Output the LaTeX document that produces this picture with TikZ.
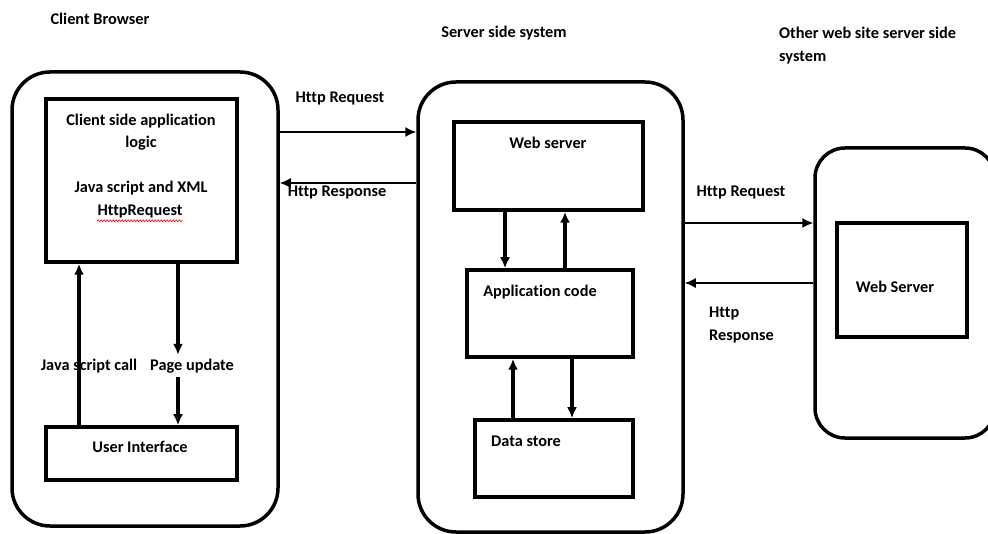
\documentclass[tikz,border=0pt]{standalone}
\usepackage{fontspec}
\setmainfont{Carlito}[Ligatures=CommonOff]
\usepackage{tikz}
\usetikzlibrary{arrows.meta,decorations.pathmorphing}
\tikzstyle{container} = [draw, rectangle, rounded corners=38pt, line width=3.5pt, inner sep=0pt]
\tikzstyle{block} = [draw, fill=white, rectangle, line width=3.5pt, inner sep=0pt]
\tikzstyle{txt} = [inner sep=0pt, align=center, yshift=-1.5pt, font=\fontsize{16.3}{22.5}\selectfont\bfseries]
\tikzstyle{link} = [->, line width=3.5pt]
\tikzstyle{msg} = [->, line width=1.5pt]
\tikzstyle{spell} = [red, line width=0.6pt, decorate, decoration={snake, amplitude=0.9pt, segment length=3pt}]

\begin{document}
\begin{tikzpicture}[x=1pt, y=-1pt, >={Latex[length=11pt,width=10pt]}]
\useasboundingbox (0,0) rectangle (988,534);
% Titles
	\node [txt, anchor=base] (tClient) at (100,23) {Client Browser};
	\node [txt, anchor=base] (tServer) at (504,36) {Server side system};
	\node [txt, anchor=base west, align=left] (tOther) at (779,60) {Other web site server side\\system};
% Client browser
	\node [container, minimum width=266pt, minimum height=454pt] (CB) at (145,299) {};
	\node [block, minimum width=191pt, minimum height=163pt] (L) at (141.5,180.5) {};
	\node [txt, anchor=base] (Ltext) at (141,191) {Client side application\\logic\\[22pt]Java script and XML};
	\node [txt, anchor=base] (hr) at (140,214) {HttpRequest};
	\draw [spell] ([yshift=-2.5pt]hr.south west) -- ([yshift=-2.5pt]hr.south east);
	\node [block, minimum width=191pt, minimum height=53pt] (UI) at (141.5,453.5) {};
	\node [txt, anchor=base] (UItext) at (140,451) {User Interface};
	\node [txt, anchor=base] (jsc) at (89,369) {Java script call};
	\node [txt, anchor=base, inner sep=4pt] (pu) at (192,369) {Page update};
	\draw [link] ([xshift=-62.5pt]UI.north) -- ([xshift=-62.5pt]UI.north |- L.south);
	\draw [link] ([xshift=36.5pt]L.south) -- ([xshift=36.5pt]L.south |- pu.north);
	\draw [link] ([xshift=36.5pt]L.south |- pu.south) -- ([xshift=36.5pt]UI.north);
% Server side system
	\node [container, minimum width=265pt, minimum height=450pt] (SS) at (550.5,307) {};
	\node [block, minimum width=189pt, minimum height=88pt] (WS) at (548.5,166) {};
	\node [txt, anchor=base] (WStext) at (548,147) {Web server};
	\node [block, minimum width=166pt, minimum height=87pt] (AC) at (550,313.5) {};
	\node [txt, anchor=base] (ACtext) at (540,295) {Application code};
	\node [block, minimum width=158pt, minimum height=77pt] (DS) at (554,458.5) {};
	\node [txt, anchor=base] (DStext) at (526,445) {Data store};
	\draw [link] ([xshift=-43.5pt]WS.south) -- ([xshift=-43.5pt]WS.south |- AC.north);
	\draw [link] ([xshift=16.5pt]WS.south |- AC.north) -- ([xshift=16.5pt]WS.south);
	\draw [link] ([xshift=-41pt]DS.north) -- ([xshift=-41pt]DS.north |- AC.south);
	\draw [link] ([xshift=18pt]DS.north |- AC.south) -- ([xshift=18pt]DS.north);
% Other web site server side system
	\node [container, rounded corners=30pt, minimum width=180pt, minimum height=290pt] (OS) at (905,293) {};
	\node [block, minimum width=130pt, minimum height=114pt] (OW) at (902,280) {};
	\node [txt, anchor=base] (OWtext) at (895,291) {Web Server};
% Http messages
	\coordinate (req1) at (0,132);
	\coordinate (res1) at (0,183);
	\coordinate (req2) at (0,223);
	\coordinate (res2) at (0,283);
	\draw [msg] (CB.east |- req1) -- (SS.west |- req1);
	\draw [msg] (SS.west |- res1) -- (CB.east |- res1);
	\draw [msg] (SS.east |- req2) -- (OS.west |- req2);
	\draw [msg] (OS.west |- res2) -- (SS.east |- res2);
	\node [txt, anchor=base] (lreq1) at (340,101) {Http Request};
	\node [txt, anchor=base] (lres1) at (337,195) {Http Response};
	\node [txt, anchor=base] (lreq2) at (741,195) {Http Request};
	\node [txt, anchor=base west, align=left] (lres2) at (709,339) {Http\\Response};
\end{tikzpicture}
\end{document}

» TASK GOAL
Go through the material above and print all of it exactly, except the pictures.

» REPLY TO THE TASK
Output the LaTeX document that produces this picture with TikZ.
\documentclass[tikz,border=0pt]{standalone}
\usepackage{fontspec}
\setmainfont{Carlito}[Ligatures=CommonOff]
\usepackage{tikz}
\usetikzlibrary{arrows.meta,decorations.pathmorphing}
\tikzstyle{container} = [draw, rectangle, rounded corners=38pt, line width=3.5pt, inner sep=0pt]
\tikzstyle{block} = [draw, fill=white, rectangle, line width=3.5pt, inner sep=0pt]
\tikzstyle{txt} = [inner sep=0pt, align=center, yshift=-1.5pt, font=\fontsize{16.3}{22.5}\selectfont\bfseries]
\tikzstyle{link} = [->, line width=3.5pt]
\tikzstyle{msg} = [->, line width=1.5pt]
\tikzstyle{spell} = [red, line width=0.6pt, decorate, decoration={snake, amplitude=0.9pt, segment length=3pt}]

\begin{document}
\begin{tikzpicture}[x=1pt, y=-1pt, >={Latex[length=11pt,width=10pt]}]
\useasboundingbox (0,0) rectangle (988,534);
% Titles
	\node [txt, anchor=base] (tClient) at (100,23) {Client Browser};
	\node [txt, anchor=base] (tServer) at (504,36) {Server side system};
	\node [txt, anchor=base west, align=left] (tOther) at (779,60) {Other web site server side\\system};
% Client browser
	\node [container, minimum width=266pt, minimum height=454pt] (CB) at (145,299) {};
	\node [block, minimum width=191pt, minimum height=163pt] (L) at (141.5,180.5) {};
	\node [txt, anchor=base] (Ltext) at (141,191) {Client side application\\logic\\[22pt]Java script and XML};
	\node [txt, anchor=base] (hr) at (140,214) {HttpRequest};
	\draw [spell] ([yshift=-2.5pt]hr.south west) -- ([yshift=-2.5pt]hr.south east);
	\node [block, minimum width=191pt, minimum height=53pt] (UI) at (141.5,453.5) {};
	\node [txt, anchor=base] (UItext) at (140,451) {User Interface};
	\node [txt, anchor=base] (jsc) at (89,369) {Java script call};
	\node [txt, anchor=base, inner sep=4pt] (pu) at (192,369) {Page update};
	\draw [link] ([xshift=-62.5pt]UI.north) -- ([xshift=-62.5pt]UI.north |- L.south);
	\draw [link] ([xshift=36.5pt]L.south) -- ([xshift=36.5pt]L.south |- pu.north);
	\draw [link] ([xshift=36.5pt]L.south |- pu.south) -- ([xshift=36.5pt]UI.north);
% Server side system
	\node [container, minimum width=265pt, minimum height=450pt] (SS) at (550.5,307) {};
	\node [block, minimum width=189pt, minimum height=88pt] (WS) at (548.5,166) {};
	\node [txt, anchor=base] (WStext) at (548,147) {Web server};
	\node [block, minimum width=166pt, minimum height=87pt] (AC) at (550,313.5) {};
	\node [txt, anchor=base] (ACtext) at (540,295) {Application code};
	\node [block, minimum width=158pt, minimum height=77pt] (DS) at (554,458.5) {};
	\node [txt, anchor=base] (DStext) at (526,445) {Data store};
	\draw [link] ([xshift=-43.5pt]WS.south) -- ([xshift=-43.5pt]WS.south |- AC.north);
	\draw [link] ([xshift=16.5pt]WS.south |- AC.north) -- ([xshift=16.5pt]WS.south);
	\draw [link] ([xshift=-41pt]DS.north) -- ([xshift=-41pt]DS.north |- AC.south);
	\draw [link] ([xshift=18pt]DS.north |- AC.south) -- ([xshift=18pt]DS.north);
% Other web site server side system
	\node [container, rounded corners=30pt, minimum width=180pt, minimum height=290pt] (OS) at (905,293) {};
	\node [block, minimum width=130pt, minimum height=114pt] (OW) at (902,280) {};
	\node [txt, anchor=base] (OWtext) at (895,291) {Web Server};
% Http messages
	\coordinate (req1) at (0,132);
	\coordinate (res1) at (0,183);
	\coordinate (req2) at (0,223);
	\coordinate (res2) at (0,283);
	\draw [msg] (CB.east |- req1) -- (SS.west |- req1);
	\draw [msg] (SS.west |- res1) -- (CB.east |- res1);
	\draw [msg] (SS.east |- req2) -- (OS.west |- req2);
	\draw [msg] (OS.west |- res2) -- (SS.east |- res2);
	\node [txt, anchor=base] (lreq1) at (340,101) {Http Request};
	\node [txt, anchor=base] (lres1) at (337,195) {Http Response};
	\node [txt, anchor=base] (lreq2) at (741,195) {Http Request};
	\node [txt, anchor=base west, align=left] (lres2) at (709,339) {Http\\Response};
\end{tikzpicture}
\end{document}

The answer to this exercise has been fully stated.